- Aim -
Pictures stay out of the copy; set down each line of the listing below exactly.

····················

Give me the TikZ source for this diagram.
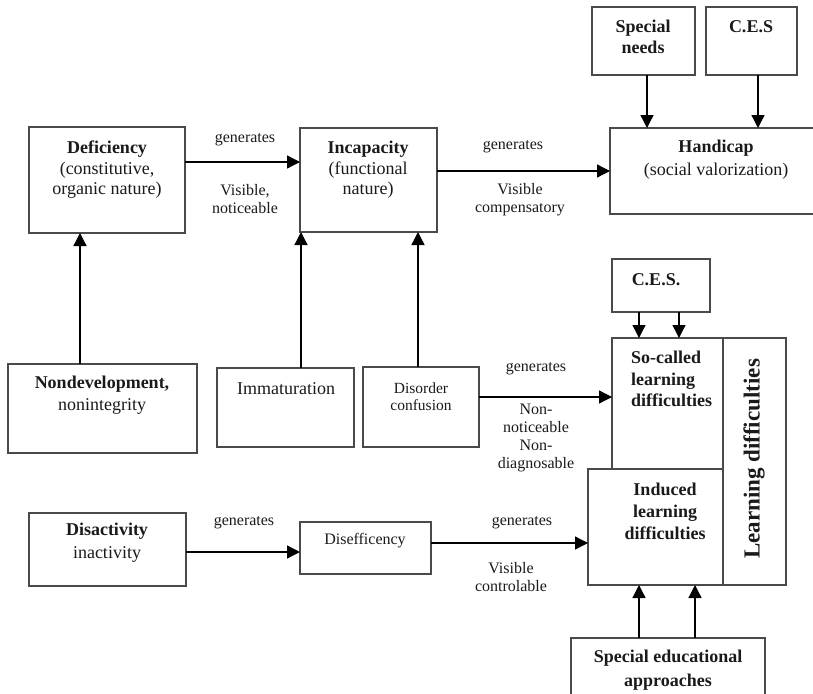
\documentclass[tikz,border=0pt]{standalone}
\usepackage{fontspec}
\setmainfont{Liberation Serif}
\usetikzlibrary{arrows.meta}
\definecolor{boxline}{HTML}{4A4A4A}
\definecolor{ink}{HTML}{1A1A1A}
\tikzset{
  box/.style={draw=boxline, line width=1.2pt, inner sep=0pt, outer sep=0pt, anchor=north west},
  txt/.style={inner sep=0pt, align=center, text=ink, font=\fontsize{18}{20.5}\selectfont},
  smalltxt/.style={inner sep=0pt, align=center, text=ink, font=\fontsize{16}{18}\selectfont},
  lbl/.style={inner sep=0pt, align=center, text=ink, font=\fontsize{16}{18}\selectfont},
  arr/.style={draw=black, line width=1.3pt, -{Triangle[length=13pt,width=13pt]}},
}
\begin{document}
\begin{tikzpicture}[x=1pt,y=-1pt]
\useasboundingbox (0,0) rectangle (813,693);
\clip (0,0) rectangle (813,693);
% boxes
\node[box, minimum width=156, minimum height=106] (def) at (29,127) {};
\node[box, minimum width=137, minimum height=104] (inc) at (300,128) {};
\node[box, minimum width=103, minimum height=68] (spec) at (592,7) {};
\node[box, minimum width=91, minimum height=68] (ces) at (706,7) {};
\node[box, minimum width=220, minimum height=86] (hand) at (610,128) {};
\node[box, minimum width=189, minimum height=89] (nondev) at (8,364) {};
\node[box, minimum width=137, minimum height=79] (imm) at (217,368) {};
\node[box, minimum width=116, minimum height=80] (dis) at (363,367) {};
\node[box, minimum width=98, minimum height=53] (cesb) at (612,259) {};
\node[box, minimum width=111, minimum height=131] (so) at (612,338) {};
\node[box, minimum width=135, minimum height=116] (ind) at (588,469) {};
\node[box, minimum width=63, minimum height=247] (ld) at (723,338) {};
\node[box, minimum width=194, minimum height=82] (sea) at (571,638) {};
\node[box, minimum width=157, minimum height=73] (disact) at (29,513) {};
\node[box, minimum width=131, minimum height=52] (disef) at (300,522) {};
% box texts
\node[txt] (tdef) at (107,170) {\textbf{Deficiency}\\(constitutive,\\organic nature)};
\node[txt] (tinc) at (368,170) {\textbf{Incapacity}\\(functional\\nature)};
\node[txt, font=\fontsize{18}{21}\selectfont] (tspec) at (643,37) {\textbf{Special}\\\textbf{needs}};
\node[txt] (tces) at (751,27) {\textbf{C.E.S}};
\node[txt, font=\fontsize{18}{23}\selectfont] (thand) at (716,160) {\textbf{Handicap}\\(social valorization)};
\node[txt, font=\fontsize{18}{22}\selectfont] (tnondev) at (102,395) {\textbf{Nondevelopment,}\\nonintegrity};
\node[txt] (timm) at (286,389) {Immaturation};
\node[smalltxt, font=\fontsize{15.5}{17}\selectfont] (tdis) at (421,397) {Disorder\\confusion};
\node[txt] (tcesb) at (656,280) {\textbf{C.E.S.}};
\node[txt, align=left, anchor=west, font=\fontsize{18}{21.5}\selectfont] (tso) at (631,379) {\textbf{So-called}\\\textbf{learning}\\\textbf{difficulties}};
\node[txt, font=\fontsize{18}{22}\selectfont] (tind) at (665,511) {\textbf{Induced}\\\textbf{learning}\\\textbf{difficulties}};
\node[txt, rotate=90, font=\fontsize{23}{25}\selectfont] (tld) at (754,459) {\textbf{Learning difficulties}};
\node[txt, font=\fontsize{18}{24}\selectfont] (tsea) at (668,670) {\textbf{Special educational}\\\textbf{approaches}};
\node[txt, font=\fontsize{18}{23}\selectfont] (tdisact) at (107,543) {\textbf{Disactivity}\\inactivity};
\node[smalltxt] (tdisef) at (365,541) {Disefficency};
% connectors
\draw[arr] ([yshift=18pt]def.east) -- ([yshift=18pt]def.east -| inc.west);
\draw[arr] (inc.east |- hand.west) -- (hand.west);
\draw[arr] ([xshift=3.5pt]spec.south) -- ([xshift=3.5pt]spec.south |- hand.north);
\draw[arr] ([xshift=6.5pt]ces.south) -- ([xshift=6.5pt]ces.south |- hand.north);
\draw[arr] ([xshift=-22.5pt]nondev.north) -- ([xshift=-22.5pt]nondev.north |- def.south);
\draw[arr] ([xshift=1pt]inc.south west |- imm.north) -- ([xshift=1pt]inc.south west);
\draw[arr] ([xshift=-3pt]dis.north) -- ([xshift=-3pt]dis.north |- inc.south);
\draw[arr] ([yshift=10pt]dis.east) -- ([yshift=10pt]dis.east -| so.west);
\draw[arr] ([xshift=-22pt]cesb.south) -- ([xshift=-22pt]cesb.south |- so.north);
\draw[arr] ([xshift=18pt]cesb.south) -- ([xshift=18pt]cesb.south |- so.north);
\draw[arr] ([yshift=-2.5pt]disact.east) -- ([yshift=-2.5pt]disact.east -| disef.west);
\draw[arr] ([yshift=5pt]disef.east) -- ([yshift=5pt]disef.east -| ind.west);
\draw[arr] ([xshift=-29pt]sea.north) -- ([xshift=-29pt]sea.north |- ind.south);
\draw[arr] ([xshift=27pt]sea.north) -- ([xshift=27pt]sea.north |- ind.south);
% connector labels
\node[lbl] (g1) at (245,140) {generates};
\node[lbl] (v1) at (245,199) {Visible,\\noticeable};
\node[lbl] (g2) at (513,147) {generates};
\node[lbl] (v2) at (520,200) {Visible\\compensatory};
\node[lbl] (g3) at (536,369) {generates};
\node[lbl] (v3) at (536,437.5) {Non-\\noticeable\\Non-\\diagnosable};
\node[lbl] (g4) at (244,523) {generates};
\node[lbl] (g5) at (522,523) {generates};
\node[lbl] (v5) at (511,577) {Visible\\controlable};
\end{tikzpicture}
\end{document}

····················

- Answer to this task -
Give me the TikZ source for this diagram.
\documentclass[tikz,border=0pt]{standalone}
\usepackage{fontspec}
\setmainfont{Liberation Serif}
\usetikzlibrary{arrows.meta}
\definecolor{boxline}{HTML}{4A4A4A}
\definecolor{ink}{HTML}{1A1A1A}
\tikzset{
  box/.style={draw=boxline, line width=1.2pt, inner sep=0pt, outer sep=0pt, anchor=north west},
  txt/.style={inner sep=0pt, align=center, text=ink, font=\fontsize{18}{20.5}\selectfont},
  smalltxt/.style={inner sep=0pt, align=center, text=ink, font=\fontsize{16}{18}\selectfont},
  lbl/.style={inner sep=0pt, align=center, text=ink, font=\fontsize{16}{18}\selectfont},
  arr/.style={draw=black, line width=1.3pt, -{Triangle[length=13pt,width=13pt]}},
}
\begin{document}
\begin{tikzpicture}[x=1pt,y=-1pt]
\useasboundingbox (0,0) rectangle (813,693);
\clip (0,0) rectangle (813,693);
% boxes
\node[box, minimum width=156, minimum height=106] (def) at (29,127) {};
\node[box, minimum width=137, minimum height=104] (inc) at (300,128) {};
\node[box, minimum width=103, minimum height=68] (spec) at (592,7) {};
\node[box, minimum width=91, minimum height=68] (ces) at (706,7) {};
\node[box, minimum width=220, minimum height=86] (hand) at (610,128) {};
\node[box, minimum width=189, minimum height=89] (nondev) at (8,364) {};
\node[box, minimum width=137, minimum height=79] (imm) at (217,368) {};
\node[box, minimum width=116, minimum height=80] (dis) at (363,367) {};
\node[box, minimum width=98, minimum height=53] (cesb) at (612,259) {};
\node[box, minimum width=111, minimum height=131] (so) at (612,338) {};
\node[box, minimum width=135, minimum height=116] (ind) at (588,469) {};
\node[box, minimum width=63, minimum height=247] (ld) at (723,338) {};
\node[box, minimum width=194, minimum height=82] (sea) at (571,638) {};
\node[box, minimum width=157, minimum height=73] (disact) at (29,513) {};
\node[box, minimum width=131, minimum height=52] (disef) at (300,522) {};
% box texts
\node[txt] (tdef) at (107,170) {\textbf{Deficiency}\\(constitutive,\\organic nature)};
\node[txt] (tinc) at (368,170) {\textbf{Incapacity}\\(functional\\nature)};
\node[txt, font=\fontsize{18}{21}\selectfont] (tspec) at (643,37) {\textbf{Special}\\\textbf{needs}};
\node[txt] (tces) at (751,27) {\textbf{C.E.S}};
\node[txt, font=\fontsize{18}{23}\selectfont] (thand) at (716,160) {\textbf{Handicap}\\(social valorization)};
\node[txt, font=\fontsize{18}{22}\selectfont] (tnondev) at (102,395) {\textbf{Nondevelopment,}\\nonintegrity};
\node[txt] (timm) at (286,389) {Immaturation};
\node[smalltxt, font=\fontsize{15.5}{17}\selectfont] (tdis) at (421,397) {Disorder\\confusion};
\node[txt] (tcesb) at (656,280) {\textbf{C.E.S.}};
\node[txt, align=left, anchor=west, font=\fontsize{18}{21.5}\selectfont] (tso) at (631,379) {\textbf{So-called}\\\textbf{learning}\\\textbf{difficulties}};
\node[txt, font=\fontsize{18}{22}\selectfont] (tind) at (665,511) {\textbf{Induced}\\\textbf{learning}\\\textbf{difficulties}};
\node[txt, rotate=90, font=\fontsize{23}{25}\selectfont] (tld) at (754,459) {\textbf{Learning difficulties}};
\node[txt, font=\fontsize{18}{24}\selectfont] (tsea) at (668,670) {\textbf{Special educational}\\\textbf{approaches}};
\node[txt, font=\fontsize{18}{23}\selectfont] (tdisact) at (107,543) {\textbf{Disactivity}\\inactivity};
\node[smalltxt] (tdisef) at (365,541) {Disefficency};
% connectors
\draw[arr] ([yshift=18pt]def.east) -- ([yshift=18pt]def.east -| inc.west);
\draw[arr] (inc.east |- hand.west) -- (hand.west);
\draw[arr] ([xshift=3.5pt]spec.south) -- ([xshift=3.5pt]spec.south |- hand.north);
\draw[arr] ([xshift=6.5pt]ces.south) -- ([xshift=6.5pt]ces.south |- hand.north);
\draw[arr] ([xshift=-22.5pt]nondev.north) -- ([xshift=-22.5pt]nondev.north |- def.south);
\draw[arr] ([xshift=1pt]inc.south west |- imm.north) -- ([xshift=1pt]inc.south west);
\draw[arr] ([xshift=-3pt]dis.north) -- ([xshift=-3pt]dis.north |- inc.south);
\draw[arr] ([yshift=10pt]dis.east) -- ([yshift=10pt]dis.east -| so.west);
\draw[arr] ([xshift=-22pt]cesb.south) -- ([xshift=-22pt]cesb.south |- so.north);
\draw[arr] ([xshift=18pt]cesb.south) -- ([xshift=18pt]cesb.south |- so.north);
\draw[arr] ([yshift=-2.5pt]disact.east) -- ([yshift=-2.5pt]disact.east -| disef.west);
\draw[arr] ([yshift=5pt]disef.east) -- ([yshift=5pt]disef.east -| ind.west);
\draw[arr] ([xshift=-29pt]sea.north) -- ([xshift=-29pt]sea.north |- ind.south);
\draw[arr] ([xshift=27pt]sea.north) -- ([xshift=27pt]sea.north |- ind.south);
% connector labels
\node[lbl] (g1) at (245,140) {generates};
\node[lbl] (v1) at (245,199) {Visible,\\noticeable};
\node[lbl] (g2) at (513,147) {generates};
\node[lbl] (v2) at (520,200) {Visible\\compensatory};
\node[lbl] (g3) at (536,369) {generates};
\node[lbl] (v3) at (536,437.5) {Non-\\noticeable\\Non-\\diagnosable};
\node[lbl] (g4) at (244,523) {generates};
\node[lbl] (g5) at (522,523) {generates};
\node[lbl] (v5) at (511,577) {Visible\\controlable};
\end{tikzpicture}
\end{document}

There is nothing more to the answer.